>> Begin Given entries

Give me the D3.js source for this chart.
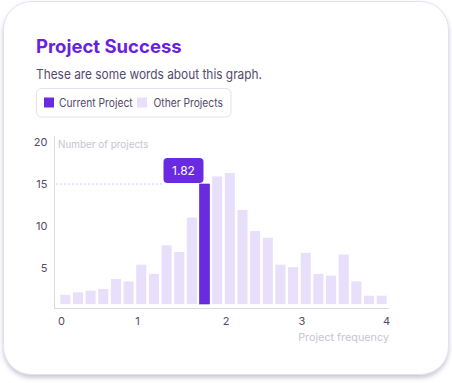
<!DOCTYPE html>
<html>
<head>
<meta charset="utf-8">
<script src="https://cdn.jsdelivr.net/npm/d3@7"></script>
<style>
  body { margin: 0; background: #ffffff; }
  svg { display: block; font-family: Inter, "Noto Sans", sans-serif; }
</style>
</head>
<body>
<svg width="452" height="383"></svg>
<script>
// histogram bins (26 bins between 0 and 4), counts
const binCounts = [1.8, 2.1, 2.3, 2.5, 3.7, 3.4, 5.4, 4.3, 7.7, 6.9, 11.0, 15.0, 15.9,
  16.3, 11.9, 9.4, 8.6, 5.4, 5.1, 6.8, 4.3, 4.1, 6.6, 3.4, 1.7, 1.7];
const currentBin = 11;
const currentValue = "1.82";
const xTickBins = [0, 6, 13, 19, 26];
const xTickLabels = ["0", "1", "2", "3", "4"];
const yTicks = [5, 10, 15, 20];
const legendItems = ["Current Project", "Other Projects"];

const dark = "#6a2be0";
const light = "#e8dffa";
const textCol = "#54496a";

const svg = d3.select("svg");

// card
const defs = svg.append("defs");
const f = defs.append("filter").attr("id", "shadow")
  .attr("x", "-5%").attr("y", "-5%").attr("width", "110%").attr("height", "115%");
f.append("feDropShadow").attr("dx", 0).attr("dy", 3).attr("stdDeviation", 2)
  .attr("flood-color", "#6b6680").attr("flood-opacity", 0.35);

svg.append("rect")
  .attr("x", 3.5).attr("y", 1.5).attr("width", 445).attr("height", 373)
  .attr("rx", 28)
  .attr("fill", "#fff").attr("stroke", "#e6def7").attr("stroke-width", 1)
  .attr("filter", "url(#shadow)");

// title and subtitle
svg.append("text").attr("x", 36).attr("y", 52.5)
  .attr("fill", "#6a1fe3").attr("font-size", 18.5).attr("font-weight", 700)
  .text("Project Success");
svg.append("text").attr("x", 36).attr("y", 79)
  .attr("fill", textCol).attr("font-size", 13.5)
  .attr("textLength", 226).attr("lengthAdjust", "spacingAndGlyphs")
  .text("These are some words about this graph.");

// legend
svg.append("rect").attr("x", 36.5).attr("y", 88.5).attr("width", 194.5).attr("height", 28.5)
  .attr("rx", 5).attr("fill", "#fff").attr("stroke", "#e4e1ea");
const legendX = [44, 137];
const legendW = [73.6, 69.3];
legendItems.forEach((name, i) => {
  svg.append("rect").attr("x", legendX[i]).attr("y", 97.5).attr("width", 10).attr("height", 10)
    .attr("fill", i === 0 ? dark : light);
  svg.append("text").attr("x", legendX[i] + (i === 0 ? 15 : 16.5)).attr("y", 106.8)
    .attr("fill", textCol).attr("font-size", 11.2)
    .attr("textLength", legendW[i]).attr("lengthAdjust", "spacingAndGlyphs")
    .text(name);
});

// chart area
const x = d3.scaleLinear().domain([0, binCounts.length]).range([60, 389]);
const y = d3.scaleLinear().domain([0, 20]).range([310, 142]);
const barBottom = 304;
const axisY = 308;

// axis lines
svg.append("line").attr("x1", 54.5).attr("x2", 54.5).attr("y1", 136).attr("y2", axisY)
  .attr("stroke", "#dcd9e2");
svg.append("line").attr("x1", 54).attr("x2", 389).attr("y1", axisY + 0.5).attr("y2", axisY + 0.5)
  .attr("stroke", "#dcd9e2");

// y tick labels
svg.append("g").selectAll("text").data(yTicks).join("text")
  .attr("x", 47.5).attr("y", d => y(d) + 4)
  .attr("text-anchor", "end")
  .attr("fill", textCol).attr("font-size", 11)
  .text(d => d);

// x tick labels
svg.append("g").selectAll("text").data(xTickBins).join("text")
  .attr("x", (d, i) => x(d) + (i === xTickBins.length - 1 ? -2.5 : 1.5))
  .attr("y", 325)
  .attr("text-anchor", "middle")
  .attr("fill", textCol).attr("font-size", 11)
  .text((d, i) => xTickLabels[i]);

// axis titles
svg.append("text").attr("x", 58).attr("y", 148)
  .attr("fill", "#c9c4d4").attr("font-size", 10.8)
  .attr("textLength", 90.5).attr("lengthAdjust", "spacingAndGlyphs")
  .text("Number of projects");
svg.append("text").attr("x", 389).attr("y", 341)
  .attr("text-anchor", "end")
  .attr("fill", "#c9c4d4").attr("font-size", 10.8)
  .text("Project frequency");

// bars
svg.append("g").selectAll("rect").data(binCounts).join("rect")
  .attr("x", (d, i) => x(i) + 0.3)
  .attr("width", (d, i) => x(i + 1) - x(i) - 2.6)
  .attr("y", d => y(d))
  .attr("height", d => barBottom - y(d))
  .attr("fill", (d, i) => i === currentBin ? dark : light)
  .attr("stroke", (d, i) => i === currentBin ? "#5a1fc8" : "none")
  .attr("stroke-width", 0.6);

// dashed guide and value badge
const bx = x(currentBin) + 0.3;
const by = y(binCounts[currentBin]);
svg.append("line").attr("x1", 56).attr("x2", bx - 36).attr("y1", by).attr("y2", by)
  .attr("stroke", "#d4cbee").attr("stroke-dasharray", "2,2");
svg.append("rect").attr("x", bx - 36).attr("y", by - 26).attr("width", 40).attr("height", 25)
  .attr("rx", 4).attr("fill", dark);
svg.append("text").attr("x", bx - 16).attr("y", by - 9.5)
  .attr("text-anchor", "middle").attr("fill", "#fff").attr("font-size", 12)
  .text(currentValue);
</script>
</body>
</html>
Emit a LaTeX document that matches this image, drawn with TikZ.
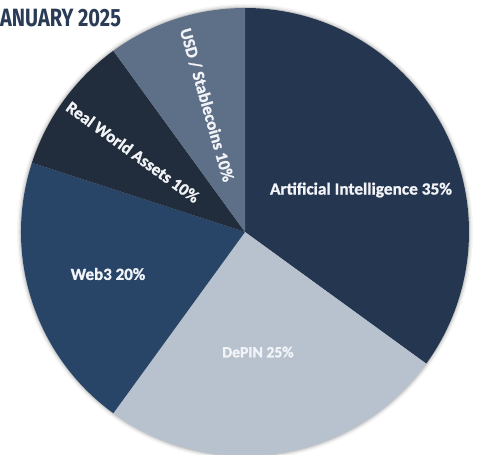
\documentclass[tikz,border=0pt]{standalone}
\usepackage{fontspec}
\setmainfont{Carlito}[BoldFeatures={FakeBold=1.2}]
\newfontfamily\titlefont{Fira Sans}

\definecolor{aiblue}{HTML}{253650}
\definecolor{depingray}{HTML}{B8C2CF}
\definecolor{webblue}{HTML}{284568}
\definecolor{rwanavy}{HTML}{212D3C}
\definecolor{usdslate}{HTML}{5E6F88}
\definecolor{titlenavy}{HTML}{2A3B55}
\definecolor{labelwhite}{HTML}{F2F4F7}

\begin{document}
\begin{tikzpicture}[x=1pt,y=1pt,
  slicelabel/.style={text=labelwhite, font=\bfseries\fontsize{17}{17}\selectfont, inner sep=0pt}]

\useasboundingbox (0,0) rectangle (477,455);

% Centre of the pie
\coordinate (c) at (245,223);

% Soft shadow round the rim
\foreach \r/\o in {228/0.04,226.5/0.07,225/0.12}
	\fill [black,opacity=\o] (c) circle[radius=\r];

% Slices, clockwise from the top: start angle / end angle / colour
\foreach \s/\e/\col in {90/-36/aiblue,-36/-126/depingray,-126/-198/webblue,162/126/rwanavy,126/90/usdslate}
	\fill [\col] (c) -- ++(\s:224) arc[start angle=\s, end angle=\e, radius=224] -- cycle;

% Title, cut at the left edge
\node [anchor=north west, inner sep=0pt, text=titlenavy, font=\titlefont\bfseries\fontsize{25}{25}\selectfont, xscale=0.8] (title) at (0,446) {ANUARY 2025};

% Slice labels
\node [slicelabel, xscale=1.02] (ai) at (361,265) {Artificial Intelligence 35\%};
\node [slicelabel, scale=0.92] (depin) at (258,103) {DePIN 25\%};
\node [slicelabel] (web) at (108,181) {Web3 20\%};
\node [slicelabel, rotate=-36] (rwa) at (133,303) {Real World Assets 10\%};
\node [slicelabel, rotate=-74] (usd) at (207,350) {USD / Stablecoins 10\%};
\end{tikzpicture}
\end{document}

>> End Given entries

Which lines of the data above contain "chart"? Copy each one.

Give me the D3.js source for this chart.
// chart area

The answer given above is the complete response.